Pitchers and catchers at last returned to pitching and catching in Port St. Lucie on Wednesday, a reminder to Mets fans that despite the storm clouds over the team, it soon will play meaningful baseball again.
That means there are tickets to be bought and sold, an old-fashioned transaction the Mets must conduct even amid the numbingly complicated legal and financial matters its owners face.
So how's that going, Dave Howard?
"I would characterize it as encouraging overall,'' the Mets' executive VP for business operations said on the phone from Florida, and he sounded as if he meant it.
While declining to offer specifics - preferring a "qualitative'' update rather than a quantitative one - Howard said season-ticket renewals are "substantially higher than where we were last year.''
How is that possible? Howard said the improving economy has helped, as have decreases in prices and increases in perks for season-ticket holders.
In November, the team announced it would reduce ticket prices an average of 14 percent - covering 62 percent of Citi Field seats - with season-ticket holders getting 10 percent off individual game prices.
The Mets added a variety of perks for season subscribers, such as batting practice at the stadium on non-game days.
The latest marketing salvo came last week, when the team announced five-, 11- and 17-game packs that include a ticket to one of the biggest attractions on the calendar - Opening Day or the Yankees series - and add a free bonus ticket.
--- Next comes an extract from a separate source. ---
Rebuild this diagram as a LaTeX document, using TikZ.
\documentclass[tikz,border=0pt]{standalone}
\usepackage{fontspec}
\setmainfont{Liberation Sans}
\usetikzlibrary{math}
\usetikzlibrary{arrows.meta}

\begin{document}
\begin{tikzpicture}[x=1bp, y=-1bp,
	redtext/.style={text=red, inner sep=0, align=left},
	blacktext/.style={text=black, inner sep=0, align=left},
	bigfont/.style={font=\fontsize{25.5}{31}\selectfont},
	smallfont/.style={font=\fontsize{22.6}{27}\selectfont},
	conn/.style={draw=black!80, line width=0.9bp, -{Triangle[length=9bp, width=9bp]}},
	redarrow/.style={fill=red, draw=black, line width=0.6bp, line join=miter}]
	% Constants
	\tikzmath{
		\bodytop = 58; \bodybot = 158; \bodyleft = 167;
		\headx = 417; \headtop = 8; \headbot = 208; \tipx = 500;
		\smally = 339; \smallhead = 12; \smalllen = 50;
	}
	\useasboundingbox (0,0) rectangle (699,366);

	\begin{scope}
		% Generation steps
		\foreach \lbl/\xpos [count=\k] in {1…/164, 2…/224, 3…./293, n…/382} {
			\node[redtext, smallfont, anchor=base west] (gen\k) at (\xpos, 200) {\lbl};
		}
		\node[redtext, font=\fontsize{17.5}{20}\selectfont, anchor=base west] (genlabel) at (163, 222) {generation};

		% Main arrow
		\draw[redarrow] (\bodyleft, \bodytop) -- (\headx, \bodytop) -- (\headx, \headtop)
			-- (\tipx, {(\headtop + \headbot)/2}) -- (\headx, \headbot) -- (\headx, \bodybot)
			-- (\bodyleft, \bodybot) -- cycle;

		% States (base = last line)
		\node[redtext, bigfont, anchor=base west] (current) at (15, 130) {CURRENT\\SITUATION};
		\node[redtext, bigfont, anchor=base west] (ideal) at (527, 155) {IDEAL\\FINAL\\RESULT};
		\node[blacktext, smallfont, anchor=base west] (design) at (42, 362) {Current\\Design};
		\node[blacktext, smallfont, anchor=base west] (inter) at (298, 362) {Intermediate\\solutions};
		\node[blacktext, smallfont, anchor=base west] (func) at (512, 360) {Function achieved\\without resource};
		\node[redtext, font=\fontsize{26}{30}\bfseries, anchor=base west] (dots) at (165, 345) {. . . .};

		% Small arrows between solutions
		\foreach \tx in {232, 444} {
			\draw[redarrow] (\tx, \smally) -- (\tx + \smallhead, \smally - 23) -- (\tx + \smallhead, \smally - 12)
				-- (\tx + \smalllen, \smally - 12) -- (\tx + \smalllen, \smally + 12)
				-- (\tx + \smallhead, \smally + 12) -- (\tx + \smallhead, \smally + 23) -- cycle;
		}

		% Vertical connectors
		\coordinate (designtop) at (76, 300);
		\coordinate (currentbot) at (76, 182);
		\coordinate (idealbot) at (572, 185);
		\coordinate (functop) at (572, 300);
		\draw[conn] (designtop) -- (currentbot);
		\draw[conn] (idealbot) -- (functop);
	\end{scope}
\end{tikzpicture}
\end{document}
Ordering fees were waived on those packages through next week.
Howard said response has been "almost surprisingly strong'' during the past week, especially for the five-game plan, which he said is "really, really moving.''
Whether all this results in improved attendance overall, and in needed revenue for the team, will depend largely on how the Mets perform.
At a minimum, the hope is to put a brake on the alarming decline in paid attendance last year.
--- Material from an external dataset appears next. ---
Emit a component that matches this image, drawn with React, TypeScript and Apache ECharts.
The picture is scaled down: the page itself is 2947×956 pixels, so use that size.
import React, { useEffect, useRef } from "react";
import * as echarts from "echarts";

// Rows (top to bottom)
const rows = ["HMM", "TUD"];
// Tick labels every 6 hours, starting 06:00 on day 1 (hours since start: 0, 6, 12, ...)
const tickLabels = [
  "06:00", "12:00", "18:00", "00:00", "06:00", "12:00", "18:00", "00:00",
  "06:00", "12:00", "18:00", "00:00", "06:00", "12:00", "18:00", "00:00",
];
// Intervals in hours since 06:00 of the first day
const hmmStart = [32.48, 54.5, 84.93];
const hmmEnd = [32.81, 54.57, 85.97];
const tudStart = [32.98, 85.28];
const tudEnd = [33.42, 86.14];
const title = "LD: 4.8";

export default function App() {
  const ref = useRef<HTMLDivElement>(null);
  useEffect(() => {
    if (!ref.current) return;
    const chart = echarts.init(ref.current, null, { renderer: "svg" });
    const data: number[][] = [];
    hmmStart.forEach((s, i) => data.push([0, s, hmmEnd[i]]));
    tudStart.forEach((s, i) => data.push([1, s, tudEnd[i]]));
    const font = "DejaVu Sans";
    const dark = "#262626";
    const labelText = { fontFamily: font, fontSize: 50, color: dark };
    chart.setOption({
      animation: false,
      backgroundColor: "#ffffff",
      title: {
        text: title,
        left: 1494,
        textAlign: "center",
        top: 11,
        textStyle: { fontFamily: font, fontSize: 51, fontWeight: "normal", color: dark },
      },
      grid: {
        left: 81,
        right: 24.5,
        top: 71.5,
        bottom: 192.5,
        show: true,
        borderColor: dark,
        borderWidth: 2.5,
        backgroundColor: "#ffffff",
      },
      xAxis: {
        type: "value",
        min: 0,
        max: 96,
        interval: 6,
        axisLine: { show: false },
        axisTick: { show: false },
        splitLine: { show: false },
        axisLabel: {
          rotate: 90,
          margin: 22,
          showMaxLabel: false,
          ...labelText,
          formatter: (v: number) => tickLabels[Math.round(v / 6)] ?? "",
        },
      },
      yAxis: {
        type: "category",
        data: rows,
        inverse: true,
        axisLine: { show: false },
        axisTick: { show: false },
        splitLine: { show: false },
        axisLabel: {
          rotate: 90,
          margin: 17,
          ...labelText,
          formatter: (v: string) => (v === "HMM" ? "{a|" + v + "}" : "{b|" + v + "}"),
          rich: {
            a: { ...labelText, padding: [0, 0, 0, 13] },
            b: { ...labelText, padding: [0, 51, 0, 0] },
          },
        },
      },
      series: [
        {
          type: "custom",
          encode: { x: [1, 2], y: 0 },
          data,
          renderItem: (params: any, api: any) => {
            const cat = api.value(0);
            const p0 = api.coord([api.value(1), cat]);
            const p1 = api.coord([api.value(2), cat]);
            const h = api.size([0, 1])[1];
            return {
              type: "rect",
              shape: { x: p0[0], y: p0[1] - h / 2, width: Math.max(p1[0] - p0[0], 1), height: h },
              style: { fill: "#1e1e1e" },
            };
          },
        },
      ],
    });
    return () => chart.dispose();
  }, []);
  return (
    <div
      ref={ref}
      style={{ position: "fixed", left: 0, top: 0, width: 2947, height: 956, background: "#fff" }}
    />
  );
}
In 2008, its final year at Shea Stadium, the team totaled 4,042,047. In '09, its first season at Citi Field, which has a much smaller capacity, the figure was 3,154,270. Last year it fell to 2,559,738.
On another business front, Howard said new and existing sponsors have responded after being given "a more balanced perspective on the facts and reality of the situation'' of the team's financial state.
"It's not as dire as some of the media reports seem to portray it,'' Howard said.
Howard said many of the fans with whom his sales staff has spoken have been relatively upbeat.
"We've had some challenges over the past couple of years in terms of the economy and on-field performance,'' he said, "but I think people realize there is definitely a new energy and more hopefulness, and I think that is starting to translate.
"They sense this team is going to be a hungry, hustling, scrappy team that is going to win its fair share of games and be a fun team to watch.''
For the sake of their bottom line, and their future, the Mets had better hope so.